Auch ist die Chefin stolz darauf, im eigenen Haus nicht die einzige Frau in einer Führungsposition zu sein: Eine Schlüsselrolle spielt Christelle Rinville als Weinbergsdirektorin. Sie kennt jeden Rebstock der 288 Hektar eigenen Weinberge persönlich; und niemand würde ihr Wissen anzweifeln, wenn sie detailliert erklärt, wie genau die fünf Grand-Cru-Lagen der Côte des Blancs die Stilistik des Hauses prägen und warum die Böden in Chouilly etwas fruchtigere Weine hervorbringen als in Avize, während die Weine aus Mesnil-sur-Oger eher mineralischer ausfallen. Auch Christelle Rinville ist sich sicher, dass sie heute endlich "nicht mehr nach dem Geschlecht beurteilt werde, sondern nach meinen Kompetenzen".

Immer mehr Weinbaubetriebe stellen Kellermeisterinnen ein

Doch auch für diese Entwicklung brauchte es immer wieder Role Models: Es war Carol Duval-Leroy, langjährige Chefin des gleichnamigen Champagnerhauses, die 2005 die erste Kellermeisterin aller Zeiten in der Region berief. Sandrine Logette-Jardin prägt bis heute den Stil des Hauses. Inzwischen haben auch in so namhaften Häusern wie Krug, Ayala, Perrier-Jouët und Henriot Frauen im Keller das Sagen. Ein verschwindender Anteil, ja, aber: Ein Zeichen ist gesetzt.

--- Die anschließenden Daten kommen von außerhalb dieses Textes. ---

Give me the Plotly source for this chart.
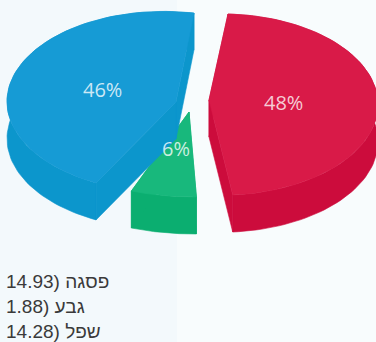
import math
import plotly.graph_objects as go

# data
categories = ["פסגה", "גבע", "שפל"]
values = [14.93, 1.88, 14.28]

# styling and placement of each slice of the tilted pie
top_colors = ["#d91a48", "#18b87c", "#169bd5"]
wall_colors = ["#cc0c3c", "#0bae70", "#0c96cc"]
apex = [(209, 100), (189, 112), (176, 102)]
arc_center = [(220.6, 104.6), (194, 107), (164, 101.6)]
arc_radius = [(157.4, 90.7), (175, 90), (157, 90.2)]
start_deg = [87.3, -89.2, 79.0]      # travelling direction below
direction = [-1, -1, 1]
label_pos = [(283, 102), (176, 148), (102, 89)]
depth = 37

total = sum(values)
fig = go.Figure()


def poly(points, color):
    xs = [p[0] for p in points] + [points[0][0]]
    ys = [p[1] for p in points] + [points[0][1]]
    fig.add_trace(go.Scatter(x=xs, y=ys, mode="lines", fill="toself", fillcolor=color,
                             line=dict(color=color, width=0.6), hoverinfo="skip",
                             showlegend=False))


for i in range(len(values)):
    sweep = values[i] / total * 360 * direction[i]
    n = 80
    arc = []
    for k in range(n + 1):
        t = math.radians(start_deg[i] + sweep * k / n)
        arc.append((arc_center[i][0] + arc_radius[i][0] * math.cos(t),
                    arc_center[i][1] - arc_radius[i][1] * math.sin(t)))
    down = lambda pts: [(x, y + depth) for x, y in pts]
    a = apex[i]
    poly(arc + down(arc)[::-1], wall_colors[i])
    poly([a, arc[0]] + down([arc[0], a]), wall_colors[i])
    poly([a, arc[-1]] + down([arc[-1], a]), wall_colors[i])
    poly([a] + arc, top_colors[i])

for i in range(len(values)):
    fig.add_annotation(x=label_pos[i][0], y=label_pos[i][1], showarrow=False,
                       text=f"{round(values[i] / total * 100)}%",
                       font=dict(family="Open Sans, sans-serif", size=20,
                                 color="rgba(255,255,255,0.78)"))

legend_y = [281, 306, 331]
for name, v, y in zip(categories, values, legend_y):
    fig.add_annotation(x=4, y=y, xanchor="left", yanchor="middle", showarrow=False,
                       text=f"\u202b{name} ({v:.2f}\u202c",
                       font=dict(family="Liberation Sans, DejaVu Sans, sans-serif",
                                 size=19, color="#3a3a3a"))

fig.update_layout(
    width=376, height=342, margin=dict(l=0, r=0, t=0, b=0),
    paper_bgcolor="#f8fcfd", plot_bgcolor="rgba(0,0,0,0)",
    xaxis=dict(range=[0, 376], visible=False, fixedrange=True),
    yaxis=dict(range=[342, 0], visible=False, fixedrange=True),
    shapes=[
        dict(type="rect", xref="x", yref="y", x0=0, x1=177, y0=0, y1=342,
             fillcolor="#f3f9fc", line_width=0, layer="below"),
    ],
)
fig.write_html("out.html", config=dict(displayModeBar=False),
               post_script="document.body.style.margin='0';document.documentElement.style.overflow='hidden';")
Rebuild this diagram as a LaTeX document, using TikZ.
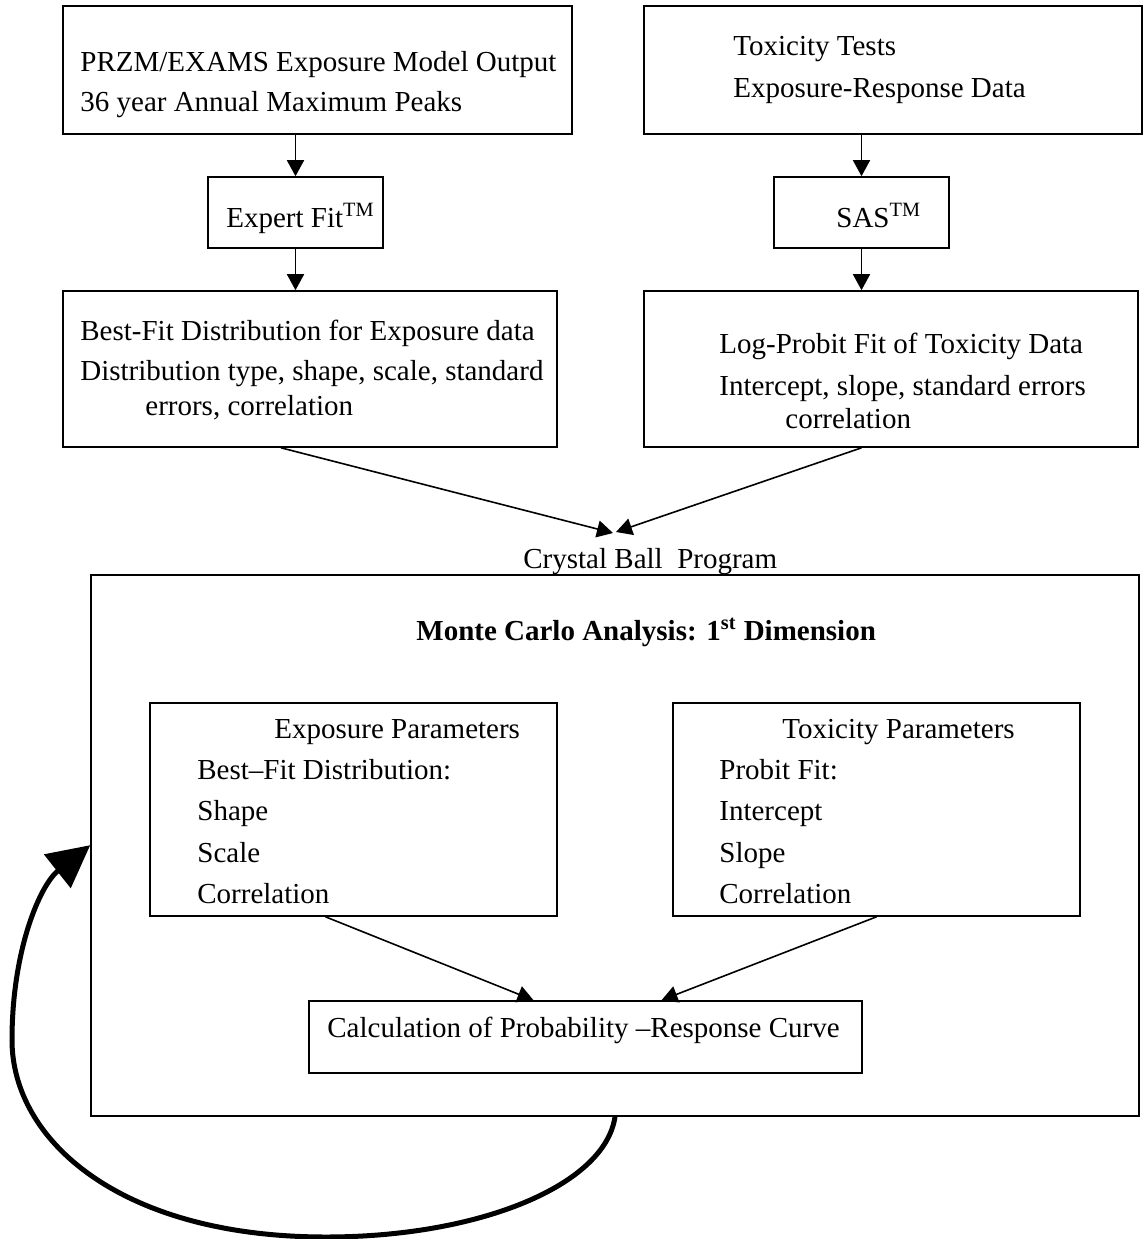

Der jüngeren Generation im Netzwerk werden immer weniger Steine in den Weg gelegt. Für die 30-jährige Charline Drappier etwa ist es selbstverständlich, dass sie das Weingut ihrer Familie einmal mit ihren beiden Brüdern gemeinsam führen wird: "Ich hatte das Glück, dass meine Großmutter eine sehr starke Persönlichkeit war. Ihr Vorbild machte es mir leichter, in der Familie den Platz zu beanspruchen, der mir zustand." Doch "kämpfen müssen wir immer noch", erzählt Drappiers Kollegin Mélanie Tarlant, 41, die zusammen mit ihrem älteren Bruder Benoît das Haus "Champagne Tarlant" führt. Für die Tarlant-Chefin sind Netzwerke und Sichtbarkeit von Frauen deshalb wichtige Themen. Schließlich sei der Führungsanspruch von Frauen trotz einzelner Erfolge immer wieder auch zurückgedrängt worden.

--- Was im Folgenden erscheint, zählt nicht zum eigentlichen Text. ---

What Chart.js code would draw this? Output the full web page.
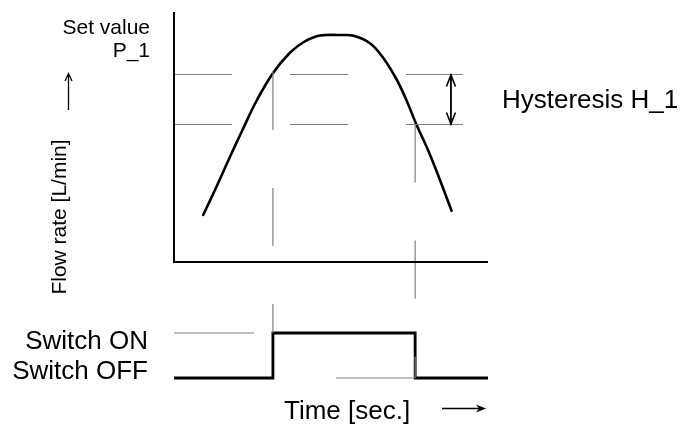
<!DOCTYPE html>
<html>
<head>
<meta charset="utf-8">
<script src="https://cdn.jsdelivr.net/npm/chart.js@4/dist/chart.umd.min.js"></script>
<style>
  html, body { margin: 0; padding: 0; background: #ffffff; }
  #wrap { width: 680px; height: 426px; }
</style>
</head>
<body>
<div id="wrap"><canvas id="c" width="680" height="426"></canvas></div>
<script>
// ---- data ----
const flowTime = [9.3, 13.6, 17.8, 21.8, 26.3, 31.5, 36.9, 41.2, 45.4, 48.5, 52.9, 57.2, 62.4, 66.7, 70.9, 74.0, 77.2, 81.0, 84.7, 88.4];
const flowRate = [18.8, 30.3, 42.0, 52.8, 64.5, 75.5, 83.7, 87.9, 90.3, 90.8, 90.8, 90.5, 87.5, 81.5, 73.0, 64.8, 55.0, 44.5, 32.8, 20.5];
const setValueLevel = 75;      // Set value P_1
const resetLevel = 55;         // P_1 - Hysteresis H_1
const levelLineEnd = 92;
const hysteresisArrowTime = 88.2;
const switchOnTime = 31.5;
const switchOffTime = 76.8;
const switchTime = [0, switchOnTime, switchOffTime, 100];
const switchState = [0, 1, 0, 0];
const onRefLine = [0, 25.5];
const offRefLine = [51.6, switchOffTime];
const guideOnRange = [76, -28.4];
const guideOffRange = [resetLevel, -46.4];
const axisTimeMax = 100;
const axisFlowMax = 100;

const BLACK = '#000000';
const GRAY = '#808080';

const pts = (xs, ys) => xs.map((x, i) => ({ x: x, y: ys[i] }));

const labelPlugin = {
  id: 'labels',
  afterDraw(chart) {
    const ctx = chart.ctx;
    const xs = chart.scales.x, ys = chart.scales.y;
    ctx.save();
    // hysteresis arrow heads
    const ax = xs.getPixelForValue(hysteresisArrowTime);
    const top = ys.getPixelForValue(setValueLevel);
    const bot = ys.getPixelForValue(resetLevel);
    ctx.strokeStyle = BLACK;
    ctx.lineWidth = 1.6;
    ctx.beginPath();
    ctx.moveTo(ax - 4.5, top + 12); ctx.lineTo(ax, top + 0.5); ctx.lineTo(ax + 4.5, top + 12);
    ctx.moveTo(ax - 4.5, bot - 12); ctx.lineTo(ax, bot - 0.5); ctx.lineTo(ax + 4.5, bot - 12);
    ctx.stroke();

    ctx.fillStyle = BLACK;
    ctx.font = '21px "Liberation Sans", Arial, sans-serif';
    ctx.textAlign = 'right';
    ctx.textBaseline = 'middle';
    ctx.fillText('Set value', 150, 28);
    ctx.fillText('P_1', 150, 51);

    // up arrow
    ctx.lineWidth = 1.3;
    ctx.beginPath();
    ctx.moveTo(68.5, 110); ctx.lineTo(68.5, 74);
    ctx.moveTo(65, 81); ctx.lineTo(68.5, 73.5); ctx.lineTo(72, 81);
    ctx.stroke();

    // rotated y label
    ctx.save();
    ctx.translate(60, 217);
    ctx.rotate(-Math.PI / 2);
    ctx.font = '21px "Liberation Sans", Arial, sans-serif';
    ctx.textAlign = 'center';
    ctx.fillText('Flow rate [L/min]', 0, 0);
    ctx.restore();

    ctx.font = '26px "Liberation Sans", Arial, sans-serif';
    ctx.textAlign = 'left';
    ctx.fillText('Hysteresis H_1', 502, 101);

    ctx.textAlign = 'right';
    ctx.fillText('Switch ON', 148, 342);
    ctx.fillText('Switch OFF', 148, 372);

    ctx.textAlign = 'left';
    ctx.fillText('Time [sec.]', 284, 412);

    // right arrow
    ctx.lineWidth = 1.3;
    ctx.beginPath();
    ctx.moveTo(442, 408.5); ctx.lineTo(482, 408.5);
    ctx.stroke();
    ctx.beginPath();
    ctx.moveTo(486, 408.5); ctx.lineTo(476, 404.5); ctx.lineTo(479, 408.5); ctx.lineTo(476, 412.5); ctx.closePath();
    ctx.fill();
    ctx.restore();
  }
};

const baseLine = { pointRadius: 0, fill: false, clip: false, tension: 0 };

new Chart(document.getElementById('c'), {
  type: 'line',
  data: {
    datasets: [
      Object.assign({}, baseLine, { label: 'axes', data: [{x:0,y:axisFlowMax},{x:0,y:0},{x:axisTimeMax,y:0}], borderColor: BLACK, borderWidth: 2, yAxisID: 'y' }),
      Object.assign({}, baseLine, { label: 'set', data: [{x:0,y:setValueLevel},{x:levelLineEnd,y:setValueLevel}], borderColor: GRAY, borderWidth: 1.2, borderDash: [58, 58], yAxisID: 'y' }),
      Object.assign({}, baseLine, { label: 'reset', data: [{x:0,y:resetLevel},{x:levelLineEnd,y:resetLevel}], borderColor: GRAY, borderWidth: 1.2, borderDash: [58, 58], yAxisID: 'y' }),
      Object.assign({}, baseLine, { label: 'guideOn', data: [{x:switchOnTime,y:guideOnRange[0]},{x:switchOnTime,y:guideOnRange[1]}], borderColor: GRAY, borderWidth: 1.2, borderDash: [58, 58], yAxisID: 'y' }),
      Object.assign({}, baseLine, { label: 'guideOff', data: [{x:switchOffTime,y:guideOffRange[0]},{x:switchOffTime,y:guideOffRange[1]}], borderColor: GRAY, borderWidth: 1.2, borderDash: [58, 58], yAxisID: 'y' }),
      Object.assign({}, baseLine, { label: 'flow', data: pts(flowTime, flowRate), borderColor: BLACK, borderWidth: 2.6, tension: 0.4, borderCapStyle: 'round', borderJoinStyle: 'round', yAxisID: 'y' }),
      Object.assign({}, baseLine, { label: 'hyst', data: [{x:hysteresisArrowTime,y:setValueLevel},{x:hysteresisArrowTime,y:resetLevel}], borderColor: BLACK, borderWidth: 1.8, yAxisID: 'y' }),
      Object.assign({}, baseLine, { label: 'onRef', data: onRefLine.map(x => ({x:x, y:1})), borderColor: GRAY, borderWidth: 1.2, yAxisID: 'y2' }),
      Object.assign({}, baseLine, { label: 'offRef', data: offRefLine.map(x => ({x:x, y:0})), borderColor: GRAY, borderWidth: 1.2, yAxisID: 'y2' }),
      Object.assign({}, baseLine, { label: 'switch', data: pts(switchTime, switchState), borderColor: BLACK, borderWidth: 2.8, stepped: 'before', yAxisID: 'y2' })
    ]
  },
  options: {
    responsive: false,
    animation: false,
    events: [],
    devicePixelRatio: 1,
    layout: { padding: { left: 174, right: 192, top: 12, bottom: 48 } },
    plugins: { legend: { display: false }, tooltip: { enabled: false }, title: { display: false } },
    scales: {
      x: { type: 'linear', min: 0, max: axisTimeMax, display: false },
      y: { type: 'linear', min: -46.4, max: axisFlowMax, display: false },
      y2: { type: 'linear', min: 0, max: 8.1333, display: false }
    }
  },
  plugins: [labelPlugin]
});
</script>
</body>
</html>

Waren die Männer an der Front, führten die Frauen den Betrieb allein

Mélanie Tarlant erinnert sich, wie schockiert sie als Mädchen war, als ihre Urgroßmutter erzählte, sie habe bis zum Zweiten Weltkrieg den Keller nicht betreten dürfen, wenn sie ihre Tage hatte - man glaubte, das könnte dem gärenden Wein schaden. Als ihr Mann dann an der Front war, konnte sie solche Ammenmärchen über Bord werfen - und brachte das Unternehmen sechs Jahre lang alleine durch. Ein anderes Beispiel sei ihre Großmutter: "Sie war eine starke Persönlichkeit und traf sämtliche Entscheidungen im Weinberg. Aber als der Traktor in Mode kam, fuhren den die Männer."

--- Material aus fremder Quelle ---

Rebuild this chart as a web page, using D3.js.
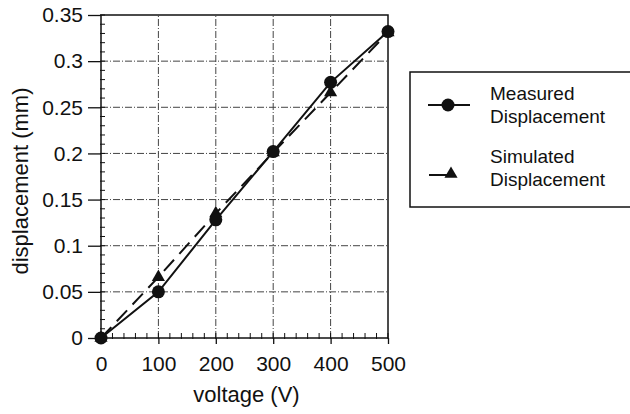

Die Enkelin sagt heute, sie habe das Glück, in einer anderen Welt zu leben, dennoch müsse sie sich ständig aufs Neue beweisen. Das Haus Tarlant in Oeuilly ist bekannt für seine sehr individuellen Champagner, jede Parzelle wird einzeln im "Ultra Brut"-Stil ausgebaut, also sehr trocken ohne jede Zugabe von Zucker. Alle wichtigen Entscheidungen im Weinberg und im Keller treffen Bruder und Schwester gemeinsam. Beide haben von klein auf jede Lese mitgemacht und vom überlieferten Wissen der Groß- und Urgroßeltern profitiert. Trotzdem verspürte Mélanie Tarlant, die nach der Schule Marketing studierte und sich auch um den Verkaufsbereich kümmert, vor einiger Zeit das Bedürfnis, per Abendschule noch eine offizielle Weinbau-Ausbildung zu absolvieren - um vor allem vom Vater auch auf der technischen Seite als vollwertige Gesprächspartnerin akzeptiert zu werden. "Wir müssen immer noch mehr tun als die Männer, um uns Gehör zu verschaffen."